Ces diverses participations sont complétées par la mise à disposition des fonds nécessaires aux développements des projets détenus par les juniors canadiennes, avec l’intention pour les entreprises de l’empire du milieu de sécuriser très tôt l’approvisionnement en lithium pour alimenter l’industrie chinoise des batteries électriques en plein boom.
Raisons évoquées
Pour le gouvernement canadien, cette implication des sociétés chinoises constitue donc une «menace pour la sécurité nationale [et les] chaînes d’approvisionnement en minéraux essentiels, tant à l’interne qu’à l’étranger ». Ottawa a renforcé à cet effet sa politique sur les investissements dans les minéraux essentiels (lithium, mais aussi terres rares, tantale, césium, etc.).
Il s’agit en effet de ressources considérées comme critiques, car essentielles entre autres à la production de batteries des véhicules électriques, d’appareils électroniques de pointe, ou d’équipements militaires comme les avions de chasse des Etats-Unis, pays membre de l’OTAN et allié du Canada. Et la Chine domine jusqu’à 90 % de l’approvisionnement mondial en terres rares, dispose des plus grandes usines de production de batteries électriques, mais possède également des intérêts dans plusieurs mines de lithium en Amérique latine.
Or, par le passé, cette prédominance de la Chine sur les métaux a déjà été utilisée par Pékin pour défendre ses intérêts, en l’occurrence face au rival japonais. Alors que les tensions entre Washington (et ses alliés européens ainsi que le Canada) et la Chine ont progressé ces dernières années, les premiers cités s’inquiètent plus que jamais de cette dépendance vis-à-vis de l’Empire du Milieu et tentent de la réduire en diversifiant leur approvisionnement.
Début d’un boycott plus grand ?
Pour les juniors minières concernées par la décision récente du gouvernement canadien et celles qui pourraient suivre si le Canada ne change pas de fusil d’épaule, le principal enjeu sera de trouver d’autres partenaires pour financer leurs projets.
Dans le secteur minier, les entreprises appelées juniors ont souvent besoin de nouer des partenariats avec des sociétés disposant de plus de moyens financiers pour développer jusqu’au bout les projets sur lesquels elles travaillent.
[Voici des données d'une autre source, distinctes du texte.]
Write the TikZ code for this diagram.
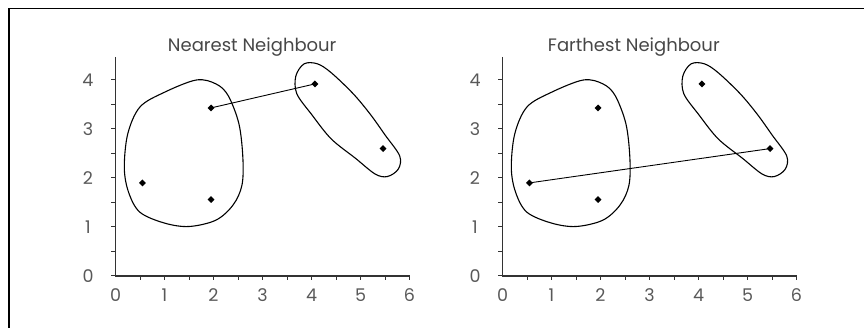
\documentclass[tikz,border=0pt]{standalone}
\usepackage{fontspec}
\setmainfont{Poppins}
\usetikzlibrary{shapes.geometric}
\newcommand\myaxes{%
  \draw[axisline] (0,4.47) -- (0,0) -- (6,0);
  \foreach \v in {0,0.5,...,4} \draw[tickline] (0,\v) -- ++(-5pt,0);
  \foreach \v in {0.5,1,...,6} \draw[tickline] (\v,0) -- ++(0,-4.5pt);
  \foreach \v in {0,...,4} \node[lab] at ([xshift=-27.5pt]0,\v) {\v};
  \foreach \v in {0,...,6} \node[lab] at ([yshift=-19pt]\v,0) {\v};
}
\newcommand\myblobs{%
  \draw[blob] plot[smooth cycle,tension=0.55] coordinates {(1.65,4.0) (2.05,3.92) (2.3,3.68) (2.52,3.1) (2.6,2.4) (2.58,1.85) (2.4,1.45) (2.05,1.14) (1.5,1.01) (1.0,1.08) (0.5,1.3) (0.27,1.7) (0.18,2.2) (0.25,2.9) (0.5,3.45) (1.0,3.75)};
  \draw[blob] plot[smooth cycle,tension=0.55] coordinates {(3.85,4.33) (4.12,4.33) (4.4,4.15) (4.85,3.72) (5.2,3.3) (5.5,2.88) (5.8,2.45) (5.77,2.18) (5.55,2.03) (5.3,2.08) (4.9,2.4) (4.4,2.8) (4.0,3.3) (3.7,3.72) (3.68,4.08)};
}
\begin{document}
\begin{tikzpicture}[x=1pt,y=1pt,
  pt/.style={diamond,fill=black,inner sep=0pt,minimum size=7pt},
  blob/.style={line width=1.1pt},
  axisline/.style={line width=1.4pt,color=black!80},
  tickline/.style={line width=1pt,color=black!80},
  lab/.style={font=\fontsize{17.5}{18}\selectfont,text=black!65},
  ttl/.style={font=\fontsize{18}{19}\selectfont,text=black!72},
  link/.style={line width=0.9pt}]
\useasboundingbox (0,0) rectangle (864,328);
\draw[line width=1.6pt] (9,0) -- (9,319.5) -- (864,319.5);
% left panel
\begin{scope}[shift={(115.5,52)},x=49pt,y=49pt]
  \myaxes
  \node[ttl] (Lt) at (2.79,4.67) {Nearest Neighbour};
  \myblobs
  \node[pt] (La) at (0.55,1.9) {};
  \node[pt] (Lb) at (1.95,3.43) {};
  \node[pt] (Lc) at (1.95,1.56) {};
  \node[pt] (Ld) at (4.07,3.92) {};
  \node[pt] (Le) at (5.46,2.6) {};
  \draw[link] (Lb.center) -- (Ld.center);
\end{scope}
% right panel
\begin{scope}[shift={(502.5,52)},x=49pt,y=49pt]
  \myaxes
  \node[ttl] (Rt) at (2.68,4.67) {Farthest Neighbour};
  \myblobs
  \node[pt] (Ra) at (0.55,1.9) {};
  \node[pt] (Rb) at (1.95,3.43) {};
  \node[pt] (Rc) at (1.95,1.56) {};
  \node[pt] (Rd) at (4.07,3.92) {};
  \node[pt] (Re) at (5.46,2.6) {};
  \draw[link] (Ra.center) -- (Re.center);
\end{scope}
\end{tikzpicture}
\end{document}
Si elles ne peuvent pas trouver ce financement, certaines juniors prennent simplement la décision de vendre le projet après les premiers travaux d’exploration.
En Afrique l’année dernière, plusieurs accords entre des juniors australiennes et des entreprises chinoises ont par exemple été signés pour exploiter du lithium au Mali et en RDC. C’est le cas du projet malien Goulamina de l’australien Leo Lithium financé par le chinois Ganfeng et du projet Manono de l’australien AVZ cofinancé par les chinois Ganfeng Lithium (à nouveau) et Suzhou CATH Energy Technologies.
Dans la période pourtant, des tensions commerciales opposaient les deux pays d’origine de ces entreprises (Australie et Chine), mais aucun des deux gouvernements n’a pris de mesures contre ces accords miniers. Cependant, Canberra a déjà empêché le chinois Yibin Tianyi de prendre une participation dans AVZ Minerals en avril dernier, bloquant de la même façon un investissement similaire du groupe public chinois Baogang dans Northern Minerals, société active sur un gisement de terres rares en Australie-Occidentale.
A ces tensions commerciales qui ont perdu en intensité cette année, il faut en effet désormais ajouter les tensions géopolitiques, liées au rapprochement entre l’Australie et les Etats-Unis. Le premier a notamment rompu en 2021 un accord d’achat de sous-marins nucléaires auprès de la France pour s’approvisionner auprès du second, prélude à d’autres accords de vente d’armes signés entre les deux pays ces derniers mois.
Si ces tensions entre pays aux intérêts divergents s’aggravent, il n’est pas à exclure qu’à l’avenir les autorités australiennes poursuivent, avec le Canada et les Etats-Unis, leur bras de fer géopolitique sur le terrain des métaux stratégiques, dont le lithium et les terres rares, avec potentiellement des conséquences sur les pays producteurs africains.
Ce sont des ressources que l’Afrique possède et se prépare à exploiter de façon plus significative. Selon la base de données Ecofin Pro qui compile 25 projets de lithium en Afrique, 15 sont opérés par des entreprises australiennes et 3 par des entreprises canadiennes.